FRANKFORT, Ky. (KT) - Attorneys for Gov. Matt Bevin, addressing the Kentucky Supreme Court on Friday, defended the state's right to work law that has been credited with major job expansions.
That law, passed during the first week of the 2017 General Assembly, would allow employees to work at a union company without having to pay union fees and dues, which supporters said would encourage job growth and leave workers more take home pay.
Opponents, meanwhile, said the law would lead to lower wages.
Franklin Circuit Judge Thomas Wingate dismissed a lawsuit challenging the law. In that lawsuit, plaintiffs claimed it violated eight sections of the constitution. Both sides agreed to have the case move directly to the Supreme Court.

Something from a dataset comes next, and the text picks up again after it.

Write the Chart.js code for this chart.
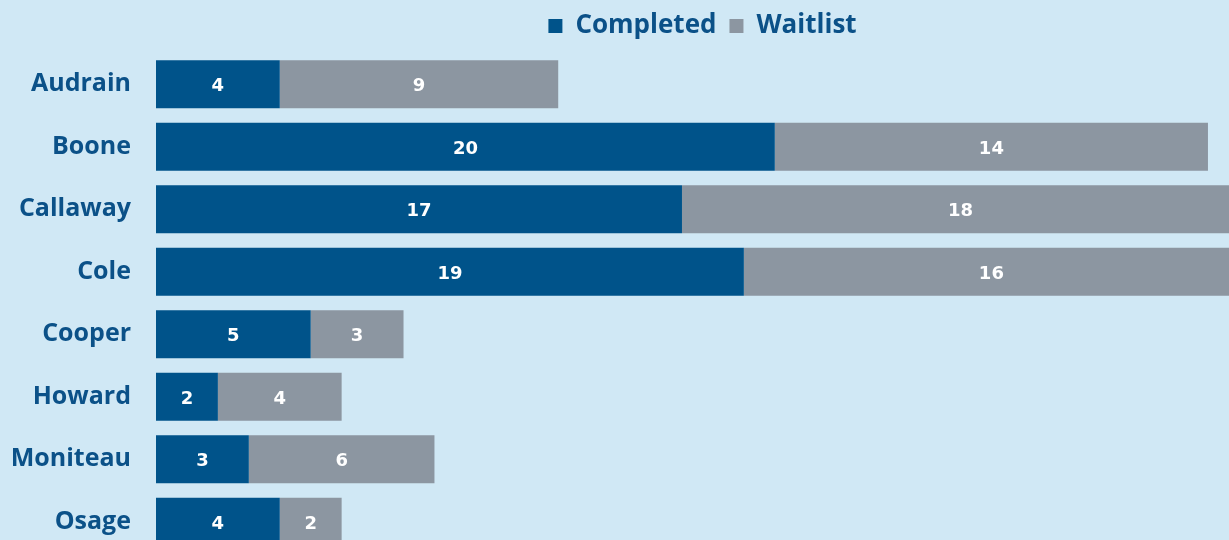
<!DOCTYPE html>
<html><head><meta charset="utf-8">
<script src="https://cdn.jsdelivr.net/npm/chart.js@4"></script>
<style>
html,body{margin:0;padding:0;background:#d0e8f5;overflow:hidden;}
canvas{display:block;}
</style></head><body>
<canvas id="c" width="1229" height="568"></canvas>
<script>
const categories = ["Audrain","Boone","Callaway","Cole","Cooper","Howard","Moniteau","Osage"];
const completed = [4,20,17,19,5,2,3,4];
const waitlist = [9,14,18,16,3,4,6,2];
const seriesNames = ["Completed","Waitlist"];

const labelPlugin = {
  id:'barLabels',
  afterDatasetsDraw(chart){
    const ctx = chart.ctx;
    ctx.save();
    ctx.fillStyle = '#ffffff';
    ctx.font = 'bold 18px "DejaVu Sans", sans-serif';
    ctx.textAlign = 'center';
    ctx.textBaseline = 'middle';
    chart.data.datasets.forEach((ds,i)=>{
      chart.getDatasetMeta(i).data.forEach((bar,j)=>{
        const p = bar.getProps(['x','y','base'],true);
        const cx = (p.x + p.base)/2;
        ctx.fillText(String(ds.data[j]), cx, p.y + 2.5);
      });
    });
    ctx.restore();
  }
};
const legendSpace = {
  id:'legendSpace',
  beforeInit(chart){
    const lg = chart.legend;
    if(!lg) return;
    const fit = lg.fit;
    lg.fit = function(){ fit.call(lg); lg.height += 4; };
  },
  afterLayout(chart){
    const lg = chart.legend;
    if(!lg) return;
    lg.left += 10; lg.right += 10;
  }
};

new Chart(document.getElementById('c'),{
  type:'bar',
  data:{
    labels:categories,
    datasets:[
      {label:seriesNames[0],data:completed,backgroundColor:'#00538a'},
      {label:seriesNames[1],data:waitlist,backgroundColor:'#8c96a1'}
    ]
  },
  options:{
    indexAxis:'y',
    responsive:false,
    animation:false,
    layout:{padding:{left:0,right:0,top:0,bottom:0}},
    datasets:{bar:{barPercentage:0.77,categoryPercentage:1}},
    scales:{
      x:{stacked:true,display:false,min:0,max:34.68},
      y:{stacked:true,
        grid:{display:false,drawTicks:true,tickLength:25,tickColor:'rgba(0,0,0,0)'},
        border:{display:false},
        ticks:{color:'#0b5188',font:{family:'"Open Sans", sans-serif',size:25,weight:'bold'},padding:0},
        afterFit(s){s.width=156;}
      }
    },
    plugins:{
      legend:{position:'top',fullSize:false,
        labels:{boxWidth:14,boxHeight:14,padding:13,color:'#0b5188',
          font:{family:'"Open Sans", sans-serif',size:26,weight:'bold'}}
      },
      tooltip:{enabled:false}
    }
  },
  plugins:[labelPlugin,legendSpace]
});
</script>
</body></html>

In his opening remarks, attorney Irwin Cutler, representing the unions and workers who filed the suit, called the law "an effort to destroy unions."
“Unions have provided a pathway to the middle class,” Cutler told the justices. “They did it organizing under the National Labor Relations Act since 1935, in order to represent all the workers.”
He also maintained the law passed as "special legislation" benefitting a few people while harming many others, which is banned by the Kentucky Constitution.
Chad Meredith, one of Gov. Matt Bevin’s attorneys, said it was't special legislation. In fact, he said, Kentucky has lots of laws that only affect doctors, lawyers and other professions.
Craig T. Bouchard, head of a company that's building a $1.5 billion aluminum mill in northeastern Kentucky, said passage fo the right to work law is what convinced him to move to Kentucky.
Braidy Industries broke ground on the mill two months ago.
"There are one and a half billion reasons to support the bill,” Bouchard said.
The justices gave no indication on when they might hand down a ruling.